Está el caso de Ayub, un chico marroquí que entró en el CIE siendo menor. Localizamos a su familia, nos pusimos en contacto para que nos mandasen documentación y, después de poner quejas por todos lados, conseguimos que se le reconociese como menor de edad. Entró en un centro de menores y seguí acompañándole. El día que cumplió 18 años y se quedaba en la calle, abrimos el programa Dari, un piso para jóvenes extutelados, y le acogimos. Ahora está estudiando. Un proceso duro pero muy bonito. Él sabía que venía para buscar un futuro, y en todo momento se ha dejado guiar. Me da pena cuando veo el odio que se está generando contra los menores extranjeros no acompañados.

Se les está criminalizando.

Es triste que haya partidos políticos que generen bulos sobre estas personas y que la gente los vote.

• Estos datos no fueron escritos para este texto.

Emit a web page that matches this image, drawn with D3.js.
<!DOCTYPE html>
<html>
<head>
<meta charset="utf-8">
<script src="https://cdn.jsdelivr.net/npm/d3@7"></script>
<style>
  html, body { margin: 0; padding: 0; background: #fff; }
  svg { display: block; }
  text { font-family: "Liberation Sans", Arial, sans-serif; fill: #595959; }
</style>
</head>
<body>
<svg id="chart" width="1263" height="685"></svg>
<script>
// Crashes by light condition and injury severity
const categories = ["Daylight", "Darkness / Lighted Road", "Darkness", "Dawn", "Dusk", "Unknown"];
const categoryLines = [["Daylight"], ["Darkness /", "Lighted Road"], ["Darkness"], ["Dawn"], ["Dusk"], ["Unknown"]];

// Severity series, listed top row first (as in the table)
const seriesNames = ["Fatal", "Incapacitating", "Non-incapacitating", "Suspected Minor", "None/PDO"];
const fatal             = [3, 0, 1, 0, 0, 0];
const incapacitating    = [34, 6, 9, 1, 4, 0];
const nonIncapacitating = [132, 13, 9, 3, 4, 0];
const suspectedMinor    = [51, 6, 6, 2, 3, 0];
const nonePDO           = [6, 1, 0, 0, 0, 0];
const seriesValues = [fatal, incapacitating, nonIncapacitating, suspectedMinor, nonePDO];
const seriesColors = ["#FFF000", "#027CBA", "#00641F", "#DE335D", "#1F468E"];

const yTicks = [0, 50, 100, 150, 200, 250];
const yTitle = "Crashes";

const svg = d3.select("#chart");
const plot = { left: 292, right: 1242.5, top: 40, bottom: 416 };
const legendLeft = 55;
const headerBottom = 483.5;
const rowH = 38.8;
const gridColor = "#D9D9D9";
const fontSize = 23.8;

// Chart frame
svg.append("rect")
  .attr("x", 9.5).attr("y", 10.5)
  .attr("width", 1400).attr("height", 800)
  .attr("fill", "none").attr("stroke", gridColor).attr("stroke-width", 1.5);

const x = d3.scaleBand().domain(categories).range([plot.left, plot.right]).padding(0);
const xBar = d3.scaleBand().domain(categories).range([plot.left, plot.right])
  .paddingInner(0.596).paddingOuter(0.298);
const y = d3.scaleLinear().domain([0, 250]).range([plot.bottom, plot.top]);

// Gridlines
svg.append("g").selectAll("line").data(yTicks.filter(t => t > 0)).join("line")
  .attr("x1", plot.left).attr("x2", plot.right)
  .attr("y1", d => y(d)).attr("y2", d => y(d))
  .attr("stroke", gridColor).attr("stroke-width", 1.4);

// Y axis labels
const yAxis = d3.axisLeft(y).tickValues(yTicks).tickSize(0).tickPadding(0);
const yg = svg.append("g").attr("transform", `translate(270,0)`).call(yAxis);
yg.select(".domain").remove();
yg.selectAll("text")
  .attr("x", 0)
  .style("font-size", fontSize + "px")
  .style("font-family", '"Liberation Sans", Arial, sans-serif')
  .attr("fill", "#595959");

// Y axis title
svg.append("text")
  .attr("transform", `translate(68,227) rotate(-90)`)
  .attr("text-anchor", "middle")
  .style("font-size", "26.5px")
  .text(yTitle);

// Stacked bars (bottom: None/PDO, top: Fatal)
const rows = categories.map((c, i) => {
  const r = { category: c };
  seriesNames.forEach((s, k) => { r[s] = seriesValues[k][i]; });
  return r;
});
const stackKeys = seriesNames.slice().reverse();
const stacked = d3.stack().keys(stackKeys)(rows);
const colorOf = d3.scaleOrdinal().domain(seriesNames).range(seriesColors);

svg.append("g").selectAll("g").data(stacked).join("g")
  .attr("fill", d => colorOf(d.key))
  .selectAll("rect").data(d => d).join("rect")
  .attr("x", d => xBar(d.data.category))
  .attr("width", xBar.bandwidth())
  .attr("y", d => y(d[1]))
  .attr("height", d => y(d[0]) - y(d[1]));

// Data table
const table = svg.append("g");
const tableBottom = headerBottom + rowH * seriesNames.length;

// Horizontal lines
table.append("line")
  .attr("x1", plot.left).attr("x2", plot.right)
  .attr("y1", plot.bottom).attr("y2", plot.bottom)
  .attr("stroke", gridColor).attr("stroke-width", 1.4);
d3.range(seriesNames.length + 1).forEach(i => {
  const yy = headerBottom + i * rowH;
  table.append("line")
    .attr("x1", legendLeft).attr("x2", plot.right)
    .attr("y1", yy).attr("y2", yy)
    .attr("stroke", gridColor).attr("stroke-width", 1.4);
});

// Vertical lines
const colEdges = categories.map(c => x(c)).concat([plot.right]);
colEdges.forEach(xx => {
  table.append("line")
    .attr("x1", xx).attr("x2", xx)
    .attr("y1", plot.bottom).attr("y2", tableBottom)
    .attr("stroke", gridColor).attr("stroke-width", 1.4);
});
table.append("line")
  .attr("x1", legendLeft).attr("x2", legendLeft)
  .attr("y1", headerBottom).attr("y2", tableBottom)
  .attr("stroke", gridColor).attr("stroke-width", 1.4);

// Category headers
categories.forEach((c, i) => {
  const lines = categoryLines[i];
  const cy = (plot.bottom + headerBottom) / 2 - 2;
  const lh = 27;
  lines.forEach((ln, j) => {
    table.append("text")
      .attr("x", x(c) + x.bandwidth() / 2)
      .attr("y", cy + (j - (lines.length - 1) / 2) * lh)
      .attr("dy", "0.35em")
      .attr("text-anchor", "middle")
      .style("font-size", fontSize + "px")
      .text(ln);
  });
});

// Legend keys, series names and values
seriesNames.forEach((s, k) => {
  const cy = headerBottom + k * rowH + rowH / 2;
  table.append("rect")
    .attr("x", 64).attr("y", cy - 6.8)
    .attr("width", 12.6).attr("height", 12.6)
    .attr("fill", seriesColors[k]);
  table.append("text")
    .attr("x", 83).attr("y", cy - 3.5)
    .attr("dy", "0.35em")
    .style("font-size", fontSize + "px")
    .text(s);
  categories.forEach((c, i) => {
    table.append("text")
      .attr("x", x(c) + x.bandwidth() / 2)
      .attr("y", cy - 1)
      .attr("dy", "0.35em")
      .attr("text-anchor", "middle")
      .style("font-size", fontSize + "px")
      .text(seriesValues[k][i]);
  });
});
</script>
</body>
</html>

Me da miedo que España esté en manos de personas que generan odio hacia una parte de la sociedad, hacia las personas migrantes. Llevo siete años dedicándome a los menores y a los jóvenes extutelados y veo que hay un potencial enorme en muchos de ellos. A menudo el fracaso es culpa de nuestra administración, porque están abandonados. Y la sociedad los rechaza. Me dicen: «Marta, me siento en el metro y la gente se levanta. Me preguntan si robo, si me drogo. ¿Por qué?». La primera vez que viajé a Marruecos fue con un niño extutelado que me llevó a conocer a su familia. Me abrieron las puertas de su casa, una chabola en la que vivían seis hermanos. Dormíamos todos en el suelo, no había luz ni agua ni cuarto de baño, solo un boquete. Pero hicimos un itinerario con él y ahora está trabajando. Cada vez que voy a Marruecos visito a su familia y veo cómo van mejorando: ya tienen agua y luz, y sus hermanos ropa para poder cambiarse.

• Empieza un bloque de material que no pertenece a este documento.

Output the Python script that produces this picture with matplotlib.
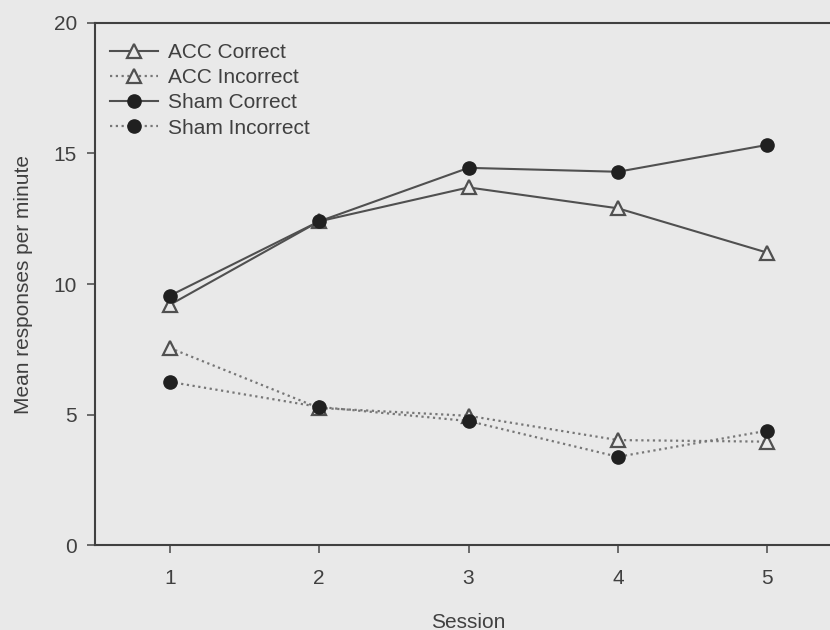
import matplotlib.pyplot as plt

plt.rcParams["font.family"] = ["Liberation Sans", "DejaVu Sans"]

sessions = [1, 2, 3, 4, 5]
acc_correct = [9.2, 12.4, 13.7, 12.9, 11.2]
acc_incorrect = [7.55, 5.25, 4.95, 4.02, 3.96]
sham_correct = [9.55, 12.4, 14.45, 14.3, 15.33]
sham_incorrect = [6.25, 5.29, 4.75, 3.38, 4.38]

bg = "#e9e9e9"
line_col = "#505050"
dot_col = "#777777"
mark_col = "#202020"
text_col = "#404040"

fig = plt.figure(figsize=(8.3, 6.3), dpi=100, facecolor=bg)
ax = fig.add_axes([0.1145, 0.1349, 0.9, 0.8286])
ax.set_facecolor(bg)

dotted = (0, (1, 1.6))

ax.plot(sessions, acc_correct, color=line_col, lw=1.5, marker="^",
        ms=10.5, mfc=bg, mec=line_col, mew=1.6, label="ACC Correct", zorder=3)
ax.plot(sessions, acc_incorrect, color=dot_col, lw=1.6, ls=dotted, marker="^",
        ms=10.5, mfc=bg, mec=line_col, mew=1.6, label="ACC Incorrect", zorder=3)
ax.plot(sessions, sham_correct, color=line_col, lw=1.5, marker="o",
        ms=9.5, mfc=mark_col, mec=mark_col, label="Sham Correct", zorder=4)
ax.plot(sessions, sham_incorrect, color=dot_col, lw=1.6, ls=dotted, marker="o",
        ms=9.5, mfc=mark_col, mec=mark_col, label="Sham Incorrect", zorder=4)

ax.set_xlim(0.5, 5.5)
ax.set_ylim(0, 20)
ax.set_xticks(sessions)
ax.set_yticks([0, 5, 10, 15, 20])

for side in ["left", "bottom", "top"]:
    ax.spines[side].set_color("#404040")
    ax.spines[side].set_linewidth(1.5)
ax.spines["right"].set_visible(False)

ax.tick_params(axis="both", direction="out", length=6, width=1.2,
               colors="#555555", labelcolor=text_col, labelsize=15)
ax.tick_params(axis="x", pad=11)
ax.tick_params(axis="y", pad=7)

ax.set_xlabel("Session", fontsize=15, color=text_col, labelpad=18)
ax.set_ylabel("Mean responses per minute", fontsize=15, color=text_col,
              labelpad=15)

leg = ax.legend(loc="upper left", bbox_to_anchor=(0.0, 0.99), frameon=False,
                fontsize=15, handlelength=2.3, labelspacing=0.3,
                handletextpad=0.5, numpoints=1, borderaxespad=0.3)
for t in leg.get_texts():
    t.set_color(text_col)

fig.savefig("out.png", dpi=100, facecolor=bg)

¿Deja mella el paso por el CIE?

Muchas personas que han cruzado en una patera, tres días en medio del mar, te dicen que el CIE es aún peor. Se me ponen los pelos de punta. Los que han estado en prisión dicen que allí se les trataba mejor. El otro día le pregunté a un chico que estuvo 53 días en el CIE, siendo menor, cómo lo vivió. «Muy malo, Marta. Miedo».  Decía que se había encontrado con personas buenas, pero también con personas malas. Que había policías buenos y policías muy malos.   

Fotografía: Javier Sánchez Salcedo

Con ella.

«La primera vez que fui a Tánger a ver a la familia de uno de los chicos me encontré en la catedral con un grupo de migrantes subsaharianos que vendían estas pateritas para ganar algo de dinero y poder ir tirando. Me regalaron una y me dijeron: “Esta es nuestra esperanza”. Es muy bonito y muy duro a la vez».